The USC campuses are located in downtown LA and are not currently under evacuation order, and the university continues to monitor the air quality. The university is on winter break. As of writing, the university emergency page still says second-semester classes are expected to begin in-person on Monday, Jan. 13.
This is not the only meet this weekend canceled due to extreme weather. While fires rage in Los Angeles, the southern U.S. is preparing for a weekend of cold and snow with winter storm Cora. Yesterday, Georgia and LSU canceled their dual meet scheduled for Jan. 11 in Athens, GA. The National Weather Service has issued storm warnings for parts of Georgia, Louisiana, Texas, Oklahoma, Mississippi, Arkansas, Alabama, and all of Tennessee.

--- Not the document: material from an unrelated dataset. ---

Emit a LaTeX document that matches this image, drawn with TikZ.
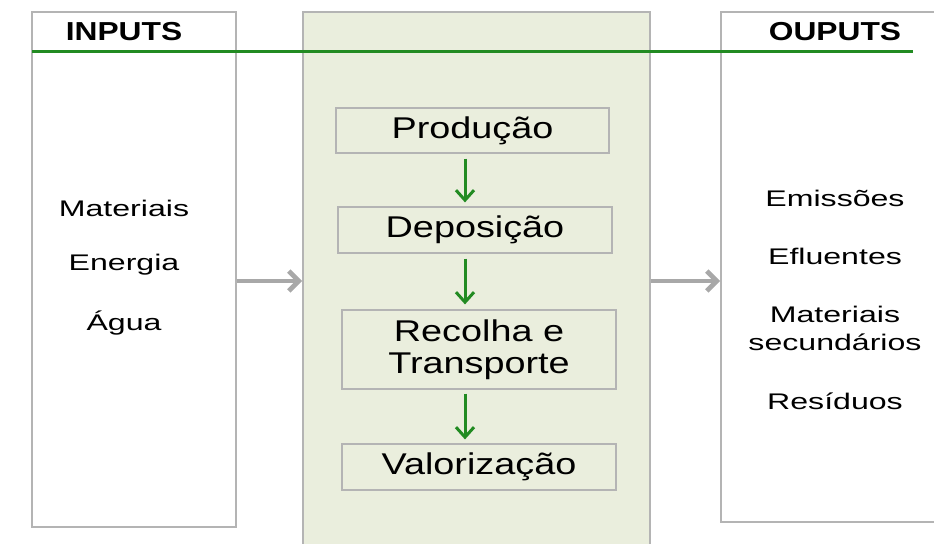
\documentclass[tikz,border=0pt]{standalone}
\usepackage{fontspec}
\setmainfont{Liberation Sans}
\newfontfamily\stagefont[FakeStretch=1.26]{Liberation Sans}
\newfontfamily\itemfont[FakeStretch=1.42]{Liberation Sans}
\newfontfamily\headfont[FakeStretch=1.22]{Liberation Sans}
\usetikzlibrary{arrows.meta, positioning}
\definecolor{panelgray}{RGB}{180,180,180}
\definecolor{panelfill}{RGB}{234,238,221}
\definecolor{flowgreen}{RGB}{34,139,34}
\definecolor{arrowgray}{RGB}{168,168,168}
\tikzset{
    panel/.style={
        rectangle,
        draw=panelgray,
        line width=0.8pt,
        fill=white
    },
    stagepanel/.style={
        panel,
        fill=panelfill
    },
    stepbox/.style={
        rectangle,
        minimum width=137pt,
        minimum height=23pt,
        align=center,
        draw=panelgray,
        line width=0.6pt,
        font=\stagefont\fontsize{15}{16}\selectfont
    },
    itemtext/.style={
        align=center,
        font=\itemfont\fontsize{11.3}{14}\selectfont
    },
    headtext/.style={
        font=\headfont\fontsize{13}{15}\selectfont\bfseries
    },
    flowarrow/.style={
        draw=flowgreen,
        line width=1.5pt,
        -{Straight Barb[length=5pt,width=9pt]}
    },
    grayarrow/.style={
        draw=arrowgray,
        line width=2.4pt,
        -{Straight Barb[length=5pt,width=10pt]}
    }
}
\begin{document}
\begin{tikzpicture}[x=0.5pt,y=-0.5pt]
\useasboundingbox (0,0) rectangle (934,543);

% Panels
\node (inbox) [panel, minimum width=102pt, minimum height=257.5pt] at (134,269.5) {};
\node (stage) [stagepanel, minimum width=173.5pt, minimum height=268pt] at (476.5,280) {};
\node (outbox) [panel, minimum width=112pt, minimum height=255pt] at (833,267) {};

% Header line and titles
\coordinate (lineL) at (32,51);
\coordinate (lineR) at (913,51);
\draw[flowgreen, line width=1.5pt] (lineL) -- (lineR);
\node (inputs) [headtext] at (124,32) {INPUTS};
\node (ouputs) [headtext] at (835,32) {OUPUTS};

% Stages
\node (producao) [stepbox, minimum width=136.5pt, minimum height=22.5pt] at (472.5,130.5) {Produção};
\node (deposicao) [stepbox] at (475,230) {Deposição};
\node (recolha) [stepbox, minimum height=39.5pt] at (479,349.5) {Recolha e\\Transporte};
\node (valorizacao) [stepbox] at (479,467) {Valorização};

% Inputs
\node (materiais) [itemtext] at (124,208) {Materiais};
\node (energia) [itemtext] at (124,265) {Energia};
\node (agua) [itemtext] at (124,323) {Água};

% Outputs
\node (emissoes) [itemtext] at (835,198) {Emissões};
\node (efluentes) [itemtext] at (835,256) {Efluentes};
\node (secundarios) [itemtext] at (835,328) {Materiais\\secundários};
\node (residuos) [itemtext] at (835,401) {Resíduos};

% Arrows
\coordinate (col) at (465,0);
\coordinate (midrow) at (0,281);
\draw[flowarrow, shorten <=2.5pt, shorten >=2pt] (producao.south -| col) -- (deposicao.north -| col);
\draw[flowarrow, shorten <=2.5pt, shorten >=2.5pt] (deposicao.south -| col) -- (recolha.north -| col);
\draw[flowarrow, shorten <=2pt, shorten >=2pt] (recolha.south -| col) -- (valorizacao.north -| col);
\draw[grayarrow] (inbox.east |- midrow) -- (stage.west |- midrow);
\draw[grayarrow] (stage.east |- midrow) -- (outbox.west |- midrow);

\end{tikzpicture}
\end{document}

With this meet canceled, USC’s next scheduled meets see the team head up to the Bay Area. The divers are expected to compete at the two-day Cal Diving Invitational from Friday, Jan. 17-19, while the swimmers take on back-to-back duals against Cal and Stanford the same weekend. UCSD is slated to host California Baptist on Saturday, Jan. 25.
Classic soft usc
If you can’t handle a few carcinogens you shouldn’t have swam
Are they even able to practice with the bad air quality?
probably depends on which way the wind is blowing. Air quality at the USC campus right now is really not that bad – 86, which is considered moderate.
I’m kinda jealous you guys get decent air quality in the winter even with frequent fires (I know the US is huge, but there never seem to be big accumulations of pollutants over longer periods of time there like in Europe or Southern Asia) . It has been over 200 in Hungary everywhere in the past two weeks (though it’s starting to clear up finally).
Is that on the same scale as we use? Even in the most fire-hit parts it’s only like 150 right now.
I’m pretty sure it is. The site I use to check air quality is American (it’s on a scale 0-500)
it was really bad for a bit a couple days ago, like the weather app was showing it at ~400. But as bad as the Santa Ana wins have been with spreading the fire, they’ve also been great at dispersing the smoke
Wednesday and Thursday, san Gabriel valley area was close to 300+ or more.
Good to hear. Thank you, Braden!
A little perspective: the wind changed directions today, blowing the smoke, ashes, soots, etc towards the San Gabriel mountains. The wind initially was blowing southwestward, blowing those harmful stuff directly to the path of DTLA, etc. so while it looks moderate today, the air was downright toxic from Tuesday night through Thursday night.
You said the same thing with a lot more words.